# Static Off of Lights



## buddhakii (Jan 13, 2011)

Just finished a job and one thing I did was replaced old wrap fixtures with new plastic vapor tight flourescent fixtures. Ran into the painter and he compained that everytime he tried vacuuming off the lights with his shop vac he would get a bad static shock if he was close to a conduit or other ground point. Of course I thought he was nuts so I gave it a try and sure enough I got nailed with some of the worst static I've ever felt. Wierd thing is it only does it if you are sucking and not blowing. I wanted to try it at the other two sites I replaced lights at and with a different shop vac but didn't have time and prob. won't be going back cause the job is done. Any thoughts?

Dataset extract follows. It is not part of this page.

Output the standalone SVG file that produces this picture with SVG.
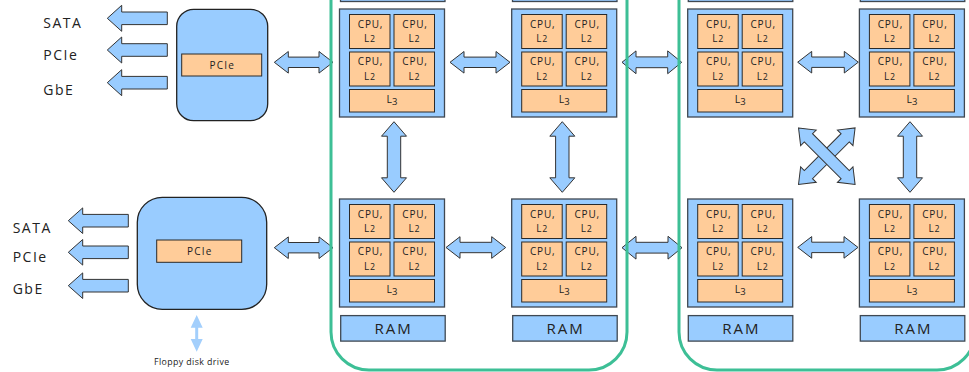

I thing the place was built on an Indian burial ground or something.


----------



## 480sparky (Sep 20, 2007)

Tell the painter to replace the cord on his vac. I'll bet dollars to doughnuts he's cut the ground pin off.


----------



## don_resqcapt19 (Jul 18, 2010)

The movement of air through the vacuum hose will create static. This is probably increase when vacuuming the plastic fixture lens.
The vacuum cord EGC has nothing to do with this issue unless you have a conductive hose. Conductive hoses will solve the problem but they are not very common.


----------